Four years after Ben-Shahar self-released his book via iUniverse, he is teaching the largest course on campus and his agent is looking for a trade publisher to reprint “The Question of Happiness.” His class, Psychology 1508, “The Psychology of Leadership,” boasts an enrollment of 842 students.
iUniverse’s print-on-demand package offers a fast and easy way for authors to publish their books and sell copies based on the number of orders received. Ben-Shahar said the agents and publishers he first approached were unresponsive, so he paid iUniverse about $300 and within three months, the book was selling on amazon.com and barnesandnoble.com.
Self-publishing is fairly uncommon in academia, where published work is an important measure of scholarship and promotion potential.
However, Ben-Shahar said that in the field of psychology, an article in a refereed academic journal has more clout than a published book. “It doesn’t hurt but it doesn’t help,” he said of his self-published work.
Psychology Chair Stephen M. Kosslyn said he was optimistic about the future of Ben-Shahar’s book.
“Sometimes when a person is just starting out, it’s very hard to get novel, ground-breaking work published. So, it isn’t a sin to self-publish at the beginning of a career,” Kosslyn wrote in an e-mail. “However, if the work is solid, it will survive peer-review, and eventually be published elsewhere. I believe this is what the future has in store for Professor Ben-Shahar’s work.”
Ben-Shahar said he was “very happy” with iUniverse, with whom he had previously worked to publish a collection of essays.
Among the advantages of self-publishing is retaining the rights to the work. “You have complete and full control over the content,” Ben-Shahar said, adding that he would not adhere to all the revisions a trade publisher might suggest.

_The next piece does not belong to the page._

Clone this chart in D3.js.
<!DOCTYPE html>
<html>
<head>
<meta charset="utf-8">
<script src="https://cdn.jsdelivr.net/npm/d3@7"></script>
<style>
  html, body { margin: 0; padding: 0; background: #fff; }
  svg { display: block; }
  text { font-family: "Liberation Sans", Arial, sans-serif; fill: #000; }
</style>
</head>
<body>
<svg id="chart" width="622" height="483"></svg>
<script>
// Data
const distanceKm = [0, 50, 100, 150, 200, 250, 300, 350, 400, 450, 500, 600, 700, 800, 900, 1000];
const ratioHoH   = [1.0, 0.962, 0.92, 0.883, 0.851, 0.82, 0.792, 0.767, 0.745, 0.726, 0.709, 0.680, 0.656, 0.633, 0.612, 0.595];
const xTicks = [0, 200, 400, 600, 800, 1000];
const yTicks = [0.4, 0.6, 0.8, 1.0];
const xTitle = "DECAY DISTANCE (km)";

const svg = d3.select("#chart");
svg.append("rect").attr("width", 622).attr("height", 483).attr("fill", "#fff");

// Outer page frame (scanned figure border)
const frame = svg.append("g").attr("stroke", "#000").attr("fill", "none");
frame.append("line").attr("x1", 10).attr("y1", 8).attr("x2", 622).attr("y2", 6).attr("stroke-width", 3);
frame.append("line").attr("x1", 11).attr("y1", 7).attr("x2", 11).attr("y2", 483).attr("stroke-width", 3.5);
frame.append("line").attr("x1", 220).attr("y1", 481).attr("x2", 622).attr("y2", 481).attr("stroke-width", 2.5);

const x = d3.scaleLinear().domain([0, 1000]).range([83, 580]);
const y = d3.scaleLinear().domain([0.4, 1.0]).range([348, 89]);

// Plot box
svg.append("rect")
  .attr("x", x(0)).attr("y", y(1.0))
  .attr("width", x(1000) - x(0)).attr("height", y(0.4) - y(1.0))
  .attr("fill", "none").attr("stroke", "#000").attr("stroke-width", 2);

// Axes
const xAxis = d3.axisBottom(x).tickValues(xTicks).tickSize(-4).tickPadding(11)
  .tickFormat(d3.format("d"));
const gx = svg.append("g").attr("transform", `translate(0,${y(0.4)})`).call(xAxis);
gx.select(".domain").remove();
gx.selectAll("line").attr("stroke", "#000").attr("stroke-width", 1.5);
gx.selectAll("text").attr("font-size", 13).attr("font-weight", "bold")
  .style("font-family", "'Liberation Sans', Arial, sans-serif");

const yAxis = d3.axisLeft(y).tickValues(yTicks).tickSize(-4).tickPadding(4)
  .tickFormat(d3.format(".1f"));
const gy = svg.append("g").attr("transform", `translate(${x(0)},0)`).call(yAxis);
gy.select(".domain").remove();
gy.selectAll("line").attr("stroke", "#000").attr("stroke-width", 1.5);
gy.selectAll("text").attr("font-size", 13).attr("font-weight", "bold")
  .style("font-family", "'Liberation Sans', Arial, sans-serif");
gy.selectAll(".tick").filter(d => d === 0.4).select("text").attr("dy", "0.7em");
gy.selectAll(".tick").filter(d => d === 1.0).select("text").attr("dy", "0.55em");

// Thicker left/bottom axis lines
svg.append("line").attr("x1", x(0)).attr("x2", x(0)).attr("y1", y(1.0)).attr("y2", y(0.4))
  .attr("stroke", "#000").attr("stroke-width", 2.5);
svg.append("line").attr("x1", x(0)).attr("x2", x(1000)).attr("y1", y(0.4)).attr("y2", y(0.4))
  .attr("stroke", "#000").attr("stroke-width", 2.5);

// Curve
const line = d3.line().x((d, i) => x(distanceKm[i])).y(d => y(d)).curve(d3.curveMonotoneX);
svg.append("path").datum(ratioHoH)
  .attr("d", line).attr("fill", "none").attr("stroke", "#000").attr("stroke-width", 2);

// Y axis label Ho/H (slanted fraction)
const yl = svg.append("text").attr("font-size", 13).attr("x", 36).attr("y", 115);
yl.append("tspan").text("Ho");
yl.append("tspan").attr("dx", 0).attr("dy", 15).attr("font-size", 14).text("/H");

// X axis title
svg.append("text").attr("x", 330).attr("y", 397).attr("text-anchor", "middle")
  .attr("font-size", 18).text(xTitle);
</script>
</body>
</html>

Working with a trade publisher does include the advantages of packaged marketing.
While “The Question of Happiness” was not sold in bookstores, Ben-Shahar said that the 15 percent royalties he receives are higher than if he had worked with a trade publisher.

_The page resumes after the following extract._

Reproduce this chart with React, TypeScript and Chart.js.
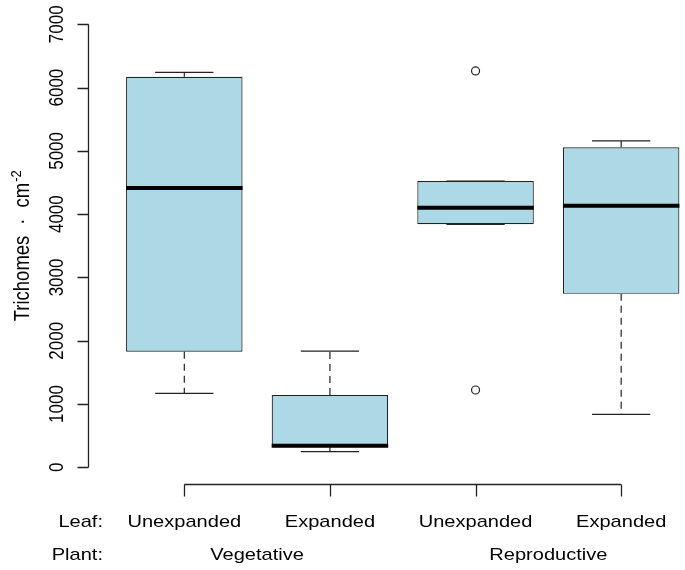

Fern E. Reiss ’85, CEO of PublishingGame.com and Expertizing.com, said she would not recommend that professors self-publish because they would not be vetted in the same way than if they had worked with a trade publisher or more preferably, an academic publisher.
But Reiss, who is a former Crimson news editor, said self-publishing success could be used as leverage.

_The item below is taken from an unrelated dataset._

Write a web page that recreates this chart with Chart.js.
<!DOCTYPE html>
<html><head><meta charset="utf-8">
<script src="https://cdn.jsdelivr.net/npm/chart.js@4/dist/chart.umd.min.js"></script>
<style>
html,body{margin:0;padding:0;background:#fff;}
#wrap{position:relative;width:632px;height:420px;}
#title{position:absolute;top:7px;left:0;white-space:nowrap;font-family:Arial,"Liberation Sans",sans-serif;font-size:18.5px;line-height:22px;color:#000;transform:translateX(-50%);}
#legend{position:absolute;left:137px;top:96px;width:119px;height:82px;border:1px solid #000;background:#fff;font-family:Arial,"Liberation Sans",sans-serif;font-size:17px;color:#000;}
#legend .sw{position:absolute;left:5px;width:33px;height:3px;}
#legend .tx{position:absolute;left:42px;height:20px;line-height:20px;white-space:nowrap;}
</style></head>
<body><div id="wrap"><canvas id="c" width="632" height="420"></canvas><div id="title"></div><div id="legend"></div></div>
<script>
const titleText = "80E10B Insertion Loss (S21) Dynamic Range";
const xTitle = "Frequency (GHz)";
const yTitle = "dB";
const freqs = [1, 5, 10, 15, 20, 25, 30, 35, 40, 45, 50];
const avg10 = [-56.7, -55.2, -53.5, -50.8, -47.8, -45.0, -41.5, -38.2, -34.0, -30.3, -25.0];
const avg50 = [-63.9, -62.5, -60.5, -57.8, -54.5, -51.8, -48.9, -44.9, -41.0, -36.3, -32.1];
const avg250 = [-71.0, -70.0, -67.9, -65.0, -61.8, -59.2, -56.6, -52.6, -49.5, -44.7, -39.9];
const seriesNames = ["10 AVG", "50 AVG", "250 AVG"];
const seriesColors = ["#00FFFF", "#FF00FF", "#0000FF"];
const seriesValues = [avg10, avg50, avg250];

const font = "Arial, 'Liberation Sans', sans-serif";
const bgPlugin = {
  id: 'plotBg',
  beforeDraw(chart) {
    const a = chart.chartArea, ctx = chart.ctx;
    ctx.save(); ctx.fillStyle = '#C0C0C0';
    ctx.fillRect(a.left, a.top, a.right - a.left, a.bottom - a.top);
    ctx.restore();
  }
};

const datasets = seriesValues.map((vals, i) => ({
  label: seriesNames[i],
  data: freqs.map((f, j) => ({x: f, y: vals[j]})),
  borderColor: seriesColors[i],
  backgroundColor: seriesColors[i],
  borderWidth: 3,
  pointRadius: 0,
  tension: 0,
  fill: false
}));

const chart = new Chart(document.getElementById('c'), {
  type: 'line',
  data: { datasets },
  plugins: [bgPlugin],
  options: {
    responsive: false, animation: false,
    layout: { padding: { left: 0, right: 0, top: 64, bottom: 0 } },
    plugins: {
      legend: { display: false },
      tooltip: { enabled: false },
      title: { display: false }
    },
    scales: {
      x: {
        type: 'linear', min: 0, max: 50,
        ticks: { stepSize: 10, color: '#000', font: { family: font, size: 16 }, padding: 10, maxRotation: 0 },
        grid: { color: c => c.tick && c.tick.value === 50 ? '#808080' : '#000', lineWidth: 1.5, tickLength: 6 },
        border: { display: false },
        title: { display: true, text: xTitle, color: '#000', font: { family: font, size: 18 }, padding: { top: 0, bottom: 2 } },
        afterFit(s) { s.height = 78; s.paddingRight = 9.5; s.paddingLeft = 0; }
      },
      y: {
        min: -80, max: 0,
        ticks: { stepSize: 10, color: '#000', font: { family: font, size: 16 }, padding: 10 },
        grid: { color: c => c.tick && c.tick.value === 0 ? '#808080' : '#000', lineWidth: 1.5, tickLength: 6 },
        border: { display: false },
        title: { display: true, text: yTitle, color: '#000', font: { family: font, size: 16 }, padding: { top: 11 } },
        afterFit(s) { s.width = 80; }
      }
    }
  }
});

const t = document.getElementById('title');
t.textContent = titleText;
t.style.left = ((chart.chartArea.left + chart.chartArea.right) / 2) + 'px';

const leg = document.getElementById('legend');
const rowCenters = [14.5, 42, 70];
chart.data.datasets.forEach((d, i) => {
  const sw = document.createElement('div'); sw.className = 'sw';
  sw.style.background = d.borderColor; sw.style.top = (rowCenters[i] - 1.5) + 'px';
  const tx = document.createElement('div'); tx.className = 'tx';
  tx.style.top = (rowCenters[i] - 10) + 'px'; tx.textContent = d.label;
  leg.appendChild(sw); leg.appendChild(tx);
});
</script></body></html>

“Once you’ve self-published successfully, and sold a number of copies, a trade publisher is more likely to pick you up—you’ve proven that there’s a market for the book,” she said.
With self-publishing, Reiss said that academics lose what she called “the cachet factor,” which comes with traditional forms for publishing. “It depends on whether cachet or cash means more to you,” she said.
Of his rise from self-publishing author to being represented by an agent and awaiting a contract with a publishing house, Ben-Shahar said, “I waited for an opportunity that came now.”
A former “Positive Psychology” student, Sepah said this fit with Ben-Shahar’s references to University of Michigan psychologist Barbara L. Fredrickson’s research that positive emotions strengthen personal resources, increasing chances of success.
“This is a good example of how he encourages people to pursue their passions and success will rise out of that,” Sepah said.
Ben-Shahar will go on leave next year to revise “The Question of Happiness” and also work on a new book, “The Permission To Be Human,” which will not be self-published.